2.2 Section 20.2031-1(b) of the Estate Tax Regulations … define fair market value, in effect, as the price at which the property would change hands between a willing buyer and a willing seller when the former is not under any compulsion to buy and the latter is not under any compulsion to sell, both parties having reasonable knowledge of the relevant facts. Court decisions frequently state in addition that the hypothetical buyer and seller are assumed to be able, as well as willing, to trade and to be well informed about the property and concerning the market for such property.

In other words, fair market value is not defined by what a particular family shareholder feels like the shares are worth to them or “what they would be willing to pay,” but is rather defined by a more rigorous process that considers the behavior of rational, willing, and well-informed parties to a hypothetical transaction involving the subject block of shares.

Shareholder Redemptions

Not all family shareholders need the same things from the family business. A share redemption program can help provide interim liquidity for shareholders and provide a release valve in the event relationships among the shareholders deteriorate to the point that it becomes advantageous for some shareholders to be bought out completely.

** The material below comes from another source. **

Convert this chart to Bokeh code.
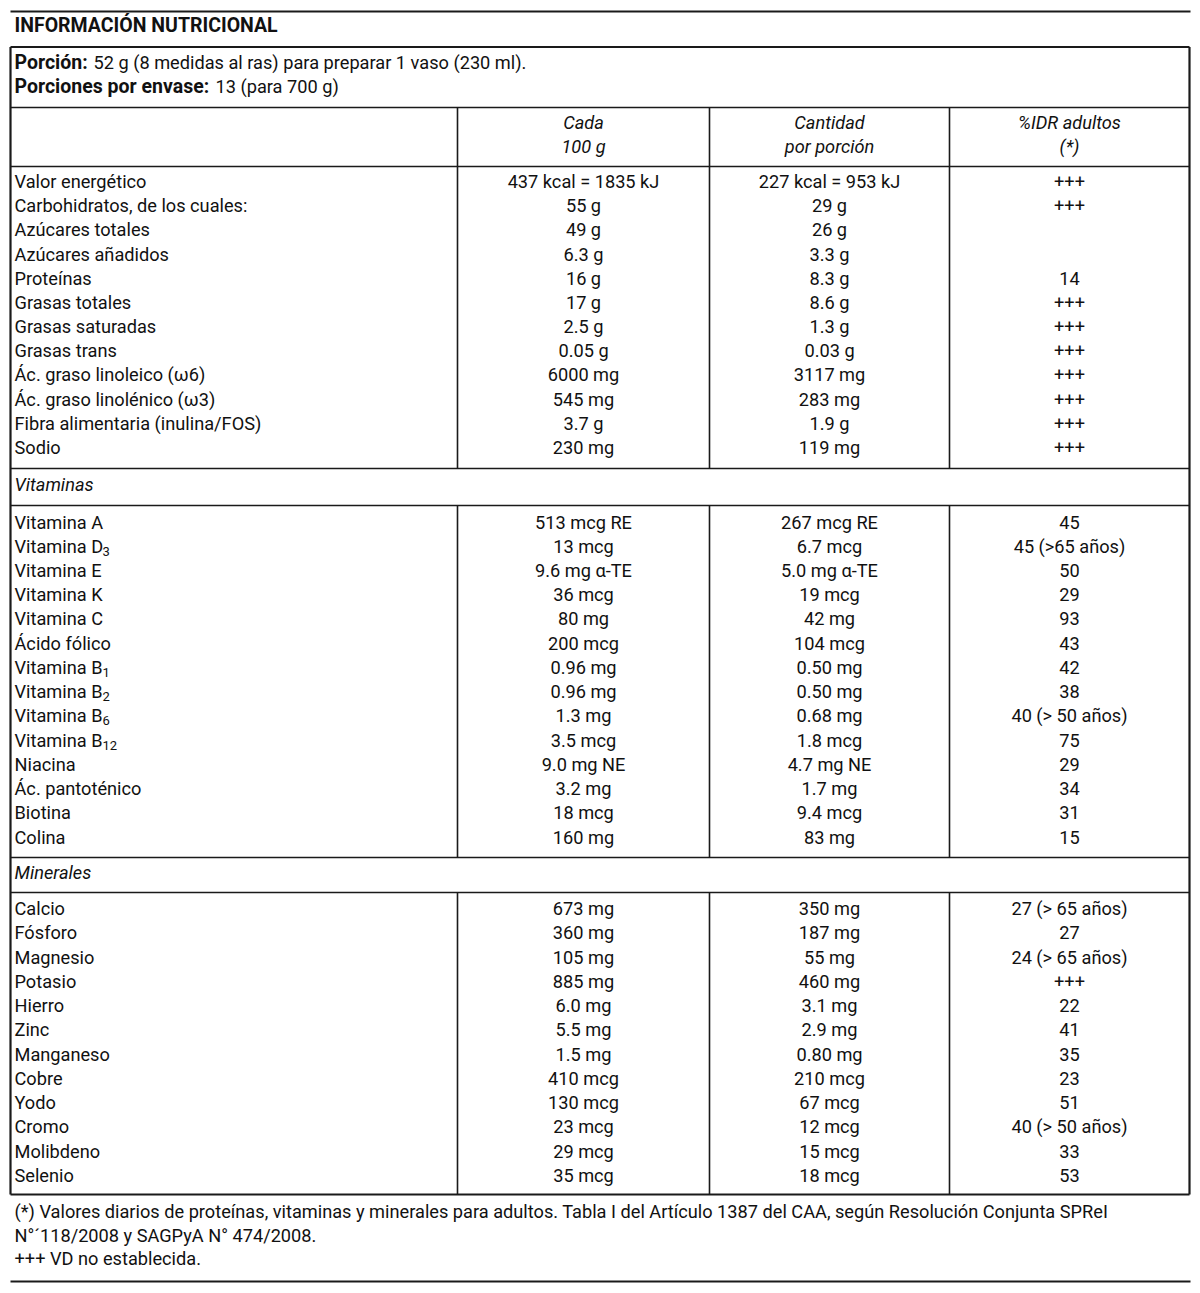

In contrast to tax compliance valuations that must conform to fair market value, there is more flexibility in pricing shareholder redemptions. In other words, enterprising families can seek to execute shareholder redemptions at a price considered to be “fair” or that otherwise advances the goals of the share redemption program.

Regardless of the underlying goals or valuation philosophy selected, it is important for the transaction price to be the product of a disciplined valuation process. Doing so helps to ensure that the share redemptions do not detract from broader family goals or undermine other estate planning objectives of family shareholders.

Performance Measurement, Evaluation, and Compensation

Whether family members or outside “professionals,” the managers of the family business are stewards of family resources. Family shareholders should be entitled to periodic reporting on the effectiveness of that stewardship. While there are a variety of “internal” measures of corporate performance that are helpful in this regard (return on invested capital, etc.), periodic “external” measures that reflect the change in the value of the family business over time are also essential.

Most observers acknowledge the benefit of aligning the economic interests of managers and family shareholders. The most common strategy for doing so involves using some form of equity-based compensation, and the most common equity-based compensation programs require periodic valuations for administration. Many family businesses have installed employee stock ownership plans, or ESOPs, to provide a broad-based ownership platform for employees, and ESOP administration requires an annual independent valuation of the ESOP shares.

Corporate Finance Decisions

Finally, valuation is an essential component of the most important long-term corporate finance decisions made by family business directors and managers.

The graph below depicts the inter-relationships between the capital structure, dividend policy, and capital budgeting decisions facing family businesses.

The capital structure and capital budgeting decisions are linked by the cost of capital. There is a mutually reinforcing relationship between the value of the family business and the cost of capital, as each one influences, and is in turn influenced by, the other. The cost of capital depends on both the financing mix of the company and the riskiness of capital projects undertaken. The cost of capital also serves as the hurdle rate when evaluating potential capital projects.

The availability of attractive capital projects is also reflected in the value of the family business and is the point of intersection between capital budgeting and dividend policy. If attractive capital projects are abundant, family business leaders will be more inclined to retain than distribute earnings.

Finally, the cost and availability of marginal financing is also affected by the value of the family business. The resulting cost of capital influences both the value of the family business and the decision to distribute or retain earnings or to borrow or repay debt.

In short, the value of the family business is inextricably bound up with these critical corporate finance decisions and is an important consideration in making those decisions.